Uma voz estrondosa grita dos céus:
- Eliezer está certo!
Yehoshua levanta-se e esbraveja de volta:
- A lei não está no céu!
Deus, abençoado seja Ele, sorri e diz:
- Meus filhos triunfaram sobre mim. Meus filhos triunfaram sobre mim!
No Êxodo, a lei atravessa a narrativa pois a história só faz sentido se servir ao propósito de elevar a vida humana. Não se separa a arte da vida, não se separa a narrativa da lei: a lei é a palavra viva. O épico é a visão divina; a lei é a execução humana. E, como qualquer um que já tentou alguma coisa sabe, a execução de um plano fica sempre muito aquém de nossa imaginação. Nada nasce sem uma falha; tudo é incompleto. E ainda assim nossa tarefa é cultivar esses frutos verdes.

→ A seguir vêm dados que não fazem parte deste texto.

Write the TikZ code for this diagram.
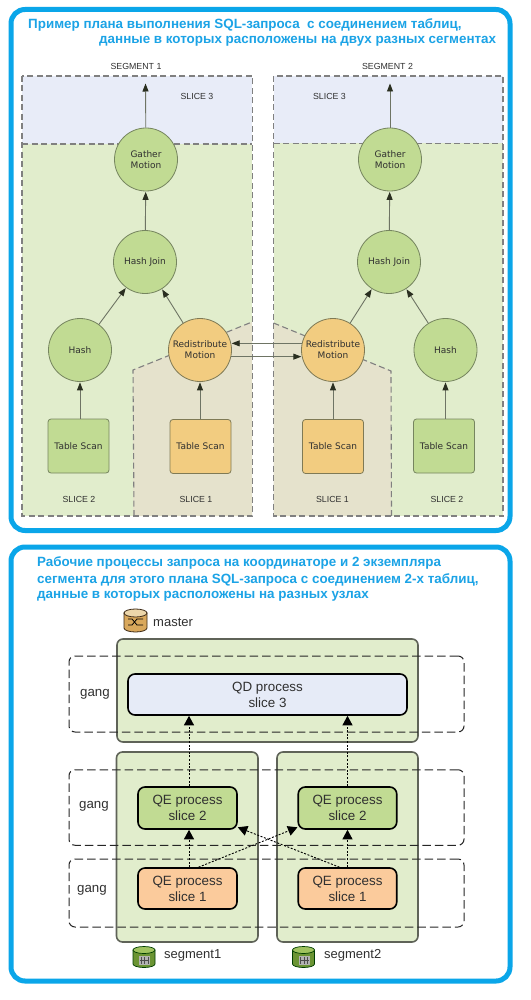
\documentclass[tikz,border=0pt]{standalone}
\usepackage{fontspec}
\setmainfont{Liberation Sans}
\newfontfamily\verd{DejaVu Sans}
\usetikzlibrary{arrows.meta,calc}
\definecolor{panelblue}{HTML}{0AA6E9}
\definecolor{titleblue}{HTML}{1BA3E6}
\definecolor{slicegreen}{HTML}{E1EDCC}
\definecolor{sliceblue}{HTML}{E8ECF8}
\definecolor{slicebeige}{HTML}{E5E2CC}
\definecolor{nodegreen}{HTML}{C1DB93}
\definecolor{nodeorange}{HTML}{F2CC80}
\definecolor{qeorange}{HTML}{FBCB9C}
\definecolor{qdblue}{HTML}{E6EBF7}
\definecolor{edgegreen}{HTML}{76855F}
\definecolor{edgeorange}{HTML}{7F7A55}
\definecolor{dashgray}{HTML}{808080}
\definecolor{arrowgray}{HTML}{6E7464}
\definecolor{arrowdark}{HTML}{2A2F20}
\definecolor{boxgray}{HTML}{5F6358}
\definecolor{inktext}{HTML}{303030}
\tikzset{
  panel/.style={draw=panelblue,line width=5pt,rounded corners=14pt,fill=white},
  titletext/.style={font=\bfseries\fontsize{13.4}{15}\selectfont,text=titleblue,inner sep=0pt,anchor=west},
  slicedash/.style={draw=dashgray,line width=1.1pt,dash pattern=on 6pt off 3.5pt},
  labeltext/.style={font=\fontsize{8.8}{10}\selectfont,text=inktext,inner sep=0pt},
  planround/.style={circle,minimum size=63pt,inner sep=0pt,line width=.8pt,align=center,
     font=\verd\fontsize{9}{11}\selectfont,text=inktext},
  planscan/.style={rectangle,rounded corners=3pt,minimum width=61pt,minimum height=54pt,inner sep=0pt,
     line width=.8pt,font=\verd\fontsize{9}{10}\selectfont,text=inktext},
  gn/.style={draw=edgegreen,fill=nodegreen},
  on/.style={draw=edgeorange,fill=nodeorange},
  planarrow/.style={draw=arrowgray,line width=.9pt,-{Triangle[length=8pt,width=6pt,color=arrowdark]},shorten >=.5pt},
  hostbox/.style={draw=boxgray,fill=slicegreen,line width=1.6pt,rounded corners=6pt},
  procbox/.style={draw=black,line width=1.6pt,rounded corners=7pt,inner sep=0pt,align=center,
     font=\fontsize{13.4}{16}\selectfont,text=inktext},
  gangbox/.style={draw=black!85,line width=1pt,dash pattern=on 8.5pt off 4pt,rounded corners=6pt},
  ganglabel/.style={font=\fontsize{13.3}{15}\selectfont,text=inktext,inner sep=0pt},
  hostlabel/.style={font=\fontsize{13}{14}\selectfont,text=inktext,inner sep=0pt,anchor=west},
  flow/.style={draw=black,line width=.9pt,dash pattern=on 2pt off 1.6pt,
     -{Triangle[length=9.5pt,width=10pt,color=black]}},
}
\begin{document}
\begin{tikzpicture}[x=1pt,y=-1pt]
\useasboundingbox (0,0) rectangle (530,1000);
\fill[white] (0,0) rectangle (530,1000);

% panels
\draw[panel] (11,9.5) rectangle (510,530.5);
\draw[panel] (11,547) rectangle (510,981);

% titles
\node[titletext] (t1a) at (28,25) {Пример плана выполнения SQL-запроса\ \ с соединением таблиц,};
\node[titletext] (t1b) at (99,41) {данные в которых расположены на двух разных сегментах};
\node[titletext] (t2a) at (37,563) {Рабочие процессы запроса на координаторе и 2 экземпляра};
\node[titletext] (t2b) at (37,579.5) {сегмента для этого плана SQL-запроса с соединением 2-х таблиц,};
\node[titletext] (t2c) at (37,596) {данные в которых расположены на разных узлах};

% ---- segment 1 areas
\fill[slicegreen] (22,76) rectangle (252,516);
\fill[sliceblue] (22,76) rectangle (252,144);
\fill[slicebeige] (133,370) -- (252,322) -- (252,516) -- (133,516) -- cycle;
\draw[slicedash] (22,76) rectangle (252.5,516);
\draw[slicedash] (22,144) -- (252,144);
\draw[slicedash] (134,516) -- (133,370) -- (252,322);
% ---- segment 2 areas
\fill[slicegreen] (273.5,76) rectangle (503,516);
\fill[sliceblue] (273.5,76) rectangle (503,143.5);
\fill[slicebeige] (273.5,323) -- (391,371) -- (391,516) -- (273.5,516) -- cycle;
\draw[slicedash] (273.5,76) rectangle (503,516);
\draw[slicedash] (273.5,143.5) -- (503,143.5);
\draw[slicedash] (273.5,323) -- (391,371) -- (391.5,516);

% labels
\node[labeltext] (seg1) at (136,66) {SEGMENT 1};
\node[labeltext] (seg2) at (387.5,66) {SEGMENT 2};
\node[labeltext] (s3a) at (197,96) {SLICE 3};
\node[labeltext] (s3b) at (329.5,96) {SLICE 3};
\node[labeltext] (s2a) at (79,499) {SLICE 2};
\node[labeltext] (s1a) at (196,499) {SLICE 1};
\node[labeltext] (s1b) at (332.5,499) {SLICE 1};
\node[labeltext] (s2b) at (447,499) {SLICE 2};

% plan nodes
\node[planround,gn] (g1) at (146,159.5) {Gather\\Motion};
\node[planround,gn] (j1) at (145,262) {Hash Join};
\node[planround,gn] (h1) at (80,350) {Hash};
\node[planround,on] (r1) at (200,350) {Redistribute\\Motion};
\node[planscan,gn] (ts1) at (78.5,446) {Table Scan};
\node[planscan,on] (ts2) at (200.5,446.5) {Table Scan};
\node[planround,gn] (g2) at (390,159.5) {Gather\\Motion};
\node[planround,gn] (j2) at (389,262) {Hash Join};
\node[planround,on] (r2) at (333,350) {Redistribute\\Motion};
\node[planround,gn] (h2) at (445.5,350) {Hash};
\node[planscan,on] (ts3) at (333,446.5) {Table Scan};
\node[planscan,gn] (ts4) at (444,446) {Table Scan};
\coordinate (o1) at (145.5,83);
\coordinate (o2) at (390,83);

\draw[planarrow] (g1) -- (o1);
\draw[planarrow] (g2) -- (o2);
\draw[planarrow] (j1) -- (g1);
\draw[planarrow] (j2) -- (g2);
\draw[planarrow] (h1) -- (j1);
\draw[planarrow] (r1) -- (j1);
\draw[planarrow] (r2) -- (j2);
\draw[planarrow] (h2) -- (j2);
\draw[planarrow] (ts1.north -| h1) -- (h1);
\draw[planarrow] (ts2.north -| r1) -- (r1);
\draw[planarrow] (ts3) -- (r2);
\draw[planarrow] (ts4.north -| h2) -- (h2);
\draw[planarrow] (r2.168) -- (r1.12);
\draw[planarrow] (r1.-12) -- (r2.192);

% ---- second panel
\node[hostbox,minimum width=301pt,minimum height=103pt,inner sep=0pt] (mb) at (267.5,690.5) {};
\node[hostbox,minimum width=141.5pt,minimum height=190pt,inner sep=0pt] (sb1) at (187.25,847) {};
\node[hostbox,minimum width=141pt,minimum height=190pt,inner sep=0pt] (sb2) at (347.5,847) {};

\node[gangbox,minimum width=395pt,minimum height=76pt,inner sep=0pt] (g3) at (266.5,694) {};
\node[gangbox,minimum width=395pt,minimum height=75.5pt,inner sep=0pt] (g4) at (266.5,807.5) {};
\node[gangbox,minimum width=395pt,minimum height=68pt,inner sep=0pt] (g5) at (266.5,893) {};

\node[procbox,fill=qdblue,minimum width=279pt,minimum height=41pt] (qd) at (267.5,694.5) {QD process\\slice 3};
\node[procbox,fill=nodegreen,minimum width=99pt,minimum height=42pt] (qe2l) at (187.5,808) {QE process\\slice 2};
\node[procbox,fill=nodegreen,minimum width=98.5pt,minimum height=42pt] (qe2r) at (347.5,808) {QE process\\slice 2};
\node[procbox,fill=qeorange,minimum width=99pt,minimum height=41pt] (qe1l) at (187.5,888.5) {QE process\\slice 1};
\node[procbox,fill=qeorange,minimum width=98.5pt,minimum height=41pt] (qe1r) at (347.5,888.5) {QE process\\slice 1};

\node[ganglabel] (gl1) at (95,694) {gang};
\node[ganglabel] (gl2) at (94,806) {gang};
\node[ganglabel] (gl3) at (92,890) {gang};

\draw[flow] ([xshift=1.5pt]qe2l.north) -- ([xshift=1.5pt]qe2l.north |- qd.south);
\draw[flow] (qe2r.north) -- (qe2r.north |- qd.south);
\draw[flow] ([xshift=1.5pt]qe1l.north) -- ([xshift=1.5pt]qe2l.south);
\draw[flow] (qe1r.north) -- (qe2r.south);
\draw[flow] ([xshift=11pt]qe1l.north) -- ([yshift=2.5pt]qe2r.south west);
\draw[flow] ([xshift=-8pt]qe1r.north) -- ([yshift=2.5pt]qe2l.south east);

% master icon
\node[hostlabel] (ml) at (153,622.5) {master};
\node[hostlabel] (sl1) at (164,955.5) {segment1};
\node[hostlabel] (sl2) at (324,955.5) {segment2};

\begin{scope}[shift={(124,608)}]
  \draw[draw=black!70!brown,fill={rgb,255:red,217;green,168;blue,92},line width=.8pt]
     (0,5) -- (0,20) arc[x radius=11.5,y radius=-4,start angle=180,end angle=360] -- (23,5) -- cycle;
  \draw[draw=black!70!brown,fill={rgb,255:red,236;green,214;blue,170},line width=.8pt]
     (11.5,5) ellipse[x radius=11.5,y radius=4];
  \draw[black,line width=.8pt] (4,11) -- (8,11) -- (13,17) -- (19,17);
  \draw[black,line width=.8pt] (4,17) -- (8,17) -- (13,11) -- (19,11);
\end{scope}
\foreach \ix/\nm in {133/ia,292.5/ib}{
\begin{scope}[shift={(\ix,946)}]
  \draw[draw=black!60!green!60!black,fill={rgb,255:red,107;green,148;blue,51},line width=.7pt]
     (0,4) -- (0,18) arc[x radius=11,y radius=-3.5,start angle=180,end angle=360] -- (22,4) -- cycle;
  \draw[draw=black!60!green!60!black,fill={rgb,255:red,160;green,195;blue,95},line width=.7pt]
     (11,4) ellipse[x radius=11,y radius=3.5];
  \fill[gray!60] (6,10) rectangle (17,19);
  \draw[black!70,line width=.6pt] (8,11) -- (8,18) (11.5,11) -- (11.5,18) (15,11) -- (15,18) (7,14.5) -- (16,14.5);
\end{scope}}
\end{tikzpicture}
\end{document}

O mundo nos é apresentado em sua forma não acabada. Não há nada para trás a ser recuperado, pois não se sente nostalgia das sementes. Os rabinos do Talmud libertam-se do Pai e constroem um mundo de acordo com a própria interpretação. Nascemos presos e precisamos construir a liberdade.
se o mundo estivesse completo, para que agir? se as histórias nos dessem as respostas certas, para que viver? os volumosos volumes do talmud são o testemunho das tentativas e erros com que a humanidade caminha pela história. seu ensaio é instigante, ariela. como o talmud levanta questões sobre questões e me lembrou esta conversar aqui: <https://oestadodaarte.com.br/o-talmud/> obrigado!
Que texto!!! Estou curtindo MUITO sua sequência!!! Destaco essa parte:
"Deus criou o mundo uma vez, mas as pessoas têm que criá-lo todos os dias. Deus libertou o povo uma vez, mas a liberdade é uma construção diária."
Eu cresci imersa em conhecimentos religiosos cristãos bíblicos, e ao longo dos anos fui me dirigindo a esse tipo de leitura que você apresenta, mais histórica e isenta, também muito interessante! Mas, inevitavelmente, eu ainda tenho muitas mesclas de referências antigas, de outros contextos, e ler algo tão diferente do que eu costumo ter contato e ao mesmo tempo que está tão de acordo com tudo que eu leio está sendo incrível!!!